Faith is fundamental to the person I am. I have a deep and strong relationship with Jesus. Daily prayer and meditation are critical to my day — I am a great fan of walking meditation. I love a pre-dawn walk, which focuses on my daily prayer and reflecting on what is valuable in my day. I have recently completed a Masters of Theology with distinction, which greatly nurtured my intellectual faith life. However, the basis of my faith life is measured by my every action in the minutiae of life.
Do you have a favourite memory as a student or from your career?
A beautiful young girl, Jacqui Chatburn, died on 14 September 2004. I was principal of St Paul’s, Booragul and our community walked a profound journey with Jacqui’s family as she struggled through a long illness before dying at the age of 15. I believe that the hundreds of young people who were Jacqui’s peers at school, learnt more about life and faith through Jacqui’s illness and death than a lifetime of teaching. It was a deeply sad, yet profoundly beautiful time.
What advice do you have for educators just starting out?

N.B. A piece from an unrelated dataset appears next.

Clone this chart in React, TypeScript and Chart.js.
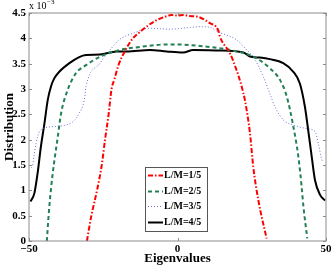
import React, { useEffect, useRef } from 'react';
import { Chart, registerables } from 'chart.js';

Chart.register(...registerables);

const FONT = "'Liberation Serif', 'Times New Roman', serif";

const xTickValues = [-50, 0, 50];
const yTickValues = [0, 0.5, 1, 1.5, 2, 2.5, 3, 3.5, 4, 4.5];
const seriesLabels = ['L/M=1/5', 'L/M=2/5', 'L/M=3/5', 'L/M=4/5'];
const xTitle = 'Eigenvalues';
const yTitle = 'Distribution';

// values in units of 1e-3
const redX = [-30.5, -29, -27.1, -25.5, -24.4, -23.2, -22.2, -21.2, -20, -17.7, -15, -12.6, -10, -7, -4, -2, 0, 2, 4, 6.5, 10.9, 13.7, 14.3, 17.7, 19.9, 21.6, 22.7, 24.4, 25.5, 27.2, 30];
const redY = [0, 0.5, 1.0, 1.5, 2.0, 2.5, 3.0, 3.2, 3.45, 3.75, 4.0, 4.13, 4.25, 4.36, 4.43, 4.46, 4.45, 4.46, 4.44, 4.43, 4.3, 4.16, 4.03, 3.7, 3.37, 3.05, 2.78, 2.13, 1.47, 0.81, 0.05];

const greenX = [-44, -43.2, -42, -40.3, -39.2, -37, -34.2, -30.8, -26, -19.4, -12.6, -3.6, 0, 7.6, 13.6, 17.7, 25.5, 31.1, 34.5, 36.8, 39, 40.7, 41.8, 42.4, 43.7];
const greenY = [0, 0.65, 1.34, 2.06, 2.52, 2.98, 3.31, 3.47, 3.64, 3.77, 3.83, 3.88, 3.88, 3.85, 3.81, 3.77, 3.64, 3.41, 3.18, 2.85, 2.26, 1.66, 1.07, 0.68, 0.05];

const blueX = [-49.2, -48.8, -48.2, -47.1, -46, -44.3, -40.9, -37.5, -35.3, -33.1, -31.4, -30.8, -26.1, -22.7, -19.7, -14.9, -9.3, -2.5, 1.9, 7.6, 10.9, 13.6, 19.9, 23.3, 25.5, 28.9, 31.1, 32.8, 35.6, 39, 43.5, 46.3, 47.4, 48.6, 48.9];
const blueY = [1.45, 1.48, 1.73, 2.06, 2.19, 2.24, 2.26, 2.29, 2.35, 2.52, 2.78, 3.05, 3.51, 3.77, 3.97, 4.1, 4.2, 4.18, 4.2, 4.23, 4.22, 4.13, 3.97, 3.77, 3.64, 3.24, 2.91, 2.65, 2.39, 2.29, 2.22, 2.16, 1.93, 1.6, 1.57];

const blackX = [-49.5, -48.2, -47.1, -46, -44.8, -43.7, -42.6, -41.5, -39.8, -36.4, -33.1, -30.8, -26.1, -20.5, -17.1, -9.3, -3.6, 1.9, 5.3, 13.2, 22.2, 24.4, 27.8, 31.1, 35.6, 39, 41.2, 42.9, 44, 45.2, 46.3, 48, 49.7];
const blackY = [0.78, 0.94, 1.34, 1.86, 2.32, 2.78, 3.05, 3.21, 3.34, 3.51, 3.63, 3.67, 3.68, 3.74, 3.74, 3.77, 3.74, 3.72, 3.77, 3.76, 3.72, 3.64, 3.62, 3.59, 3.51, 3.34, 3.11, 2.65, 2.19, 1.66, 1.2, 0.91, 0.8];

const colors = ['#ff0000', 'rgb(34,128,85)', 'rgb(105,115,215)', '#000000'];
const dashes: number[][] = [[5, 2, 1.5, 2], [4, 3], [1, 2], []];
const widths = [2, 2, 1, 2];

const toPoints = (xs: number[], ys: number[]) => xs.map((x, i) => ({ x, y: ys[i] }));

const framePlugin = {
  id: 'matlabFrame',
  afterDraw(chart: any) {
    const ctx = chart.ctx;
    const { left, right, top, bottom } = chart.chartArea;
    const xs = chart.scales.x;
    const ys = chart.scales.y;
    ctx.save();
    ctx.strokeStyle = '#8c8c8c';
    ctx.lineWidth = 1;
    ctx.strokeRect(left, top, right - left, bottom - top);
    ctx.beginPath();
    yTickValues.forEach((v) => {
      const py = Math.round(ys.getPixelForValue(v)) + 0.5;
      ctx.moveTo(left, py);
      ctx.lineTo(left + 3, py);
      ctx.moveTo(right, py);
      ctx.lineTo(right - 3, py);
    });
    xTickValues.forEach((v) => {
      const px = Math.round(xs.getPixelForValue(v)) + 0.5;
      ctx.moveTo(px, bottom);
      ctx.lineTo(px, bottom - 3);
      ctx.moveTo(px, top);
      ctx.lineTo(px, top + 3);
    });
    ctx.stroke();

    ctx.fillStyle = '#000';
    ctx.font = `bold 13px ${FONT}`;
    ctx.textAlign = 'center';
    ctx.textBaseline = 'alphabetic';
    ctx.fillText(xTitle, (left + right) / 2, 262);
    ctx.save();
    ctx.translate(13, (top + bottom) / 2);
    ctx.rotate(-Math.PI / 2);
    ctx.fillText(yTitle, 0, 0);
    ctx.restore();

    ctx.textAlign = 'left';
    ctx.font = `10px ${FONT}`;
    ctx.fillText('x 10', 29, 9);
    const w = ctx.measureText('x 10').width;
    ctx.font = `7px ${FONT}`;
    ctx.fillText('\u22123', 29 + w + 0.5, 4);

    const lx = 145, ly = 167, lw = 62, lh = 64;
    ctx.fillStyle = '#fff';
    ctx.fillRect(lx, ly, lw, lh);
    ctx.strokeStyle = '#555';
    ctx.lineWidth = 1;
    ctx.strokeRect(lx + 0.5, ly + 0.5, lw, lh);
    ctx.font = `bold 10px ${FONT}`;
    ctx.textBaseline = 'middle';
    seriesLabels.forEach((lab, i) => {
      const cy = 175 + i * 15.5;
      ctx.save();
      ctx.strokeStyle = colors[i];
      ctx.lineWidth = widths[i];
      ctx.setLineDash(dashes[i]);
      ctx.beginPath();
      ctx.moveTo(148, Math.round(cy) + 0.5);
      ctx.lineTo(163, Math.round(cy) + 0.5);
      ctx.stroke();
      ctx.restore();
      ctx.fillStyle = '#000';
      ctx.fillText(lab, 164, cy + 0.5);
    });
    ctx.restore();
  },
};

export default function App() {
  const ref = useRef<HTMLCanvasElement | null>(null);
  useEffect(() => {
    if (!ref.current) return;
    const series = [
      toPoints(redX, redY),
      toPoints(greenX, greenY),
      toPoints(blueX, blueY),
      toPoints(blackX, blackY),
    ];
    const chart = new Chart(ref.current, {
      type: 'line',
      data: {
        datasets: series.map((pts, i) => ({
          label: seriesLabels[i],
          data: pts,
          borderColor: colors[i],
          backgroundColor: colors[i],
          borderWidth: widths[i],
          borderDash: dashes[i],
          pointRadius: 0,
          fill: false,
          cubicInterpolationMode: 'monotone' as const,
        })),
      },
      options: {
        animation: false,
        responsive: false,
        devicePixelRatio: 1,
        layout: { padding: { top: 13, right: 6, left: 0, bottom: 0 } },
        plugins: { legend: { display: false }, tooltip: { enabled: false } },
        scales: {
          x: {
            type: 'linear',
            min: -50,
            max: 50,
            afterBuildTicks: (s: any) => {
              s.ticks = xTickValues.map((v) => ({ value: v }));
            },
            afterFit: (s: any) => {
              s.height = 26;
              s.paddingLeft = 0;
              s.paddingRight = 0;
            },
            grid: { display: false, drawTicks: false },
            border: { display: false },
            ticks: {
              padding: 2,
              color: '#000',
              maxRotation: 0,
              autoSkip: false,
              font: { family: FONT, size: 11, weight: 'bold' },
              callback: (v: any) => (v < 0 ? '\u2212' + Math.abs(v) : String(v)),
            },
          },
          y: {
            type: 'linear',
            min: 0,
            max: 4.5,
            afterBuildTicks: (s: any) => {
              s.ticks = yTickValues.map((v) => ({ value: v }));
            },
            afterFit: (s: any) => {
              s.width = 29;
              s.paddingTop = 0;
              s.paddingBottom = 0;
            },
            grid: { display: false, drawTicks: false },
            border: { display: false },
            ticks: {
              padding: 3,
              color: '#000',
              autoSkip: false,
              font: { family: FONT, size: 11, weight: 'bold' },
              callback: (v: any) => String(v),
            },
          },
        },
      } as any,
      plugins: [framePlugin],
    });
    return () => chart.destroy();
  }, []);
  return (
    <div style={{ position: 'fixed', left: 0, top: 0, width: 332, height: 267, background: '#fff' }}>
      <canvas ref={ref} width={332} height={267} style={{ width: 332, height: 267 }} />
    </div>
  );
}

There are three things vital for our fine young people beginning their careers. First, know why you work in education — no less today than the day I started. I am deeply motivated by a love of young people and a commitment to their learning, formation and wellbeing. Second, you have three priorities before anything else: relationships, relationships and relationships. Get this right and the rest will follow. Third, remember being an educator isn’t an easy gig, it is challenging and will have its hurdles, but believe me it is the most rewarding career you’ll ever have. Helping shape the life of a young person is a privilege.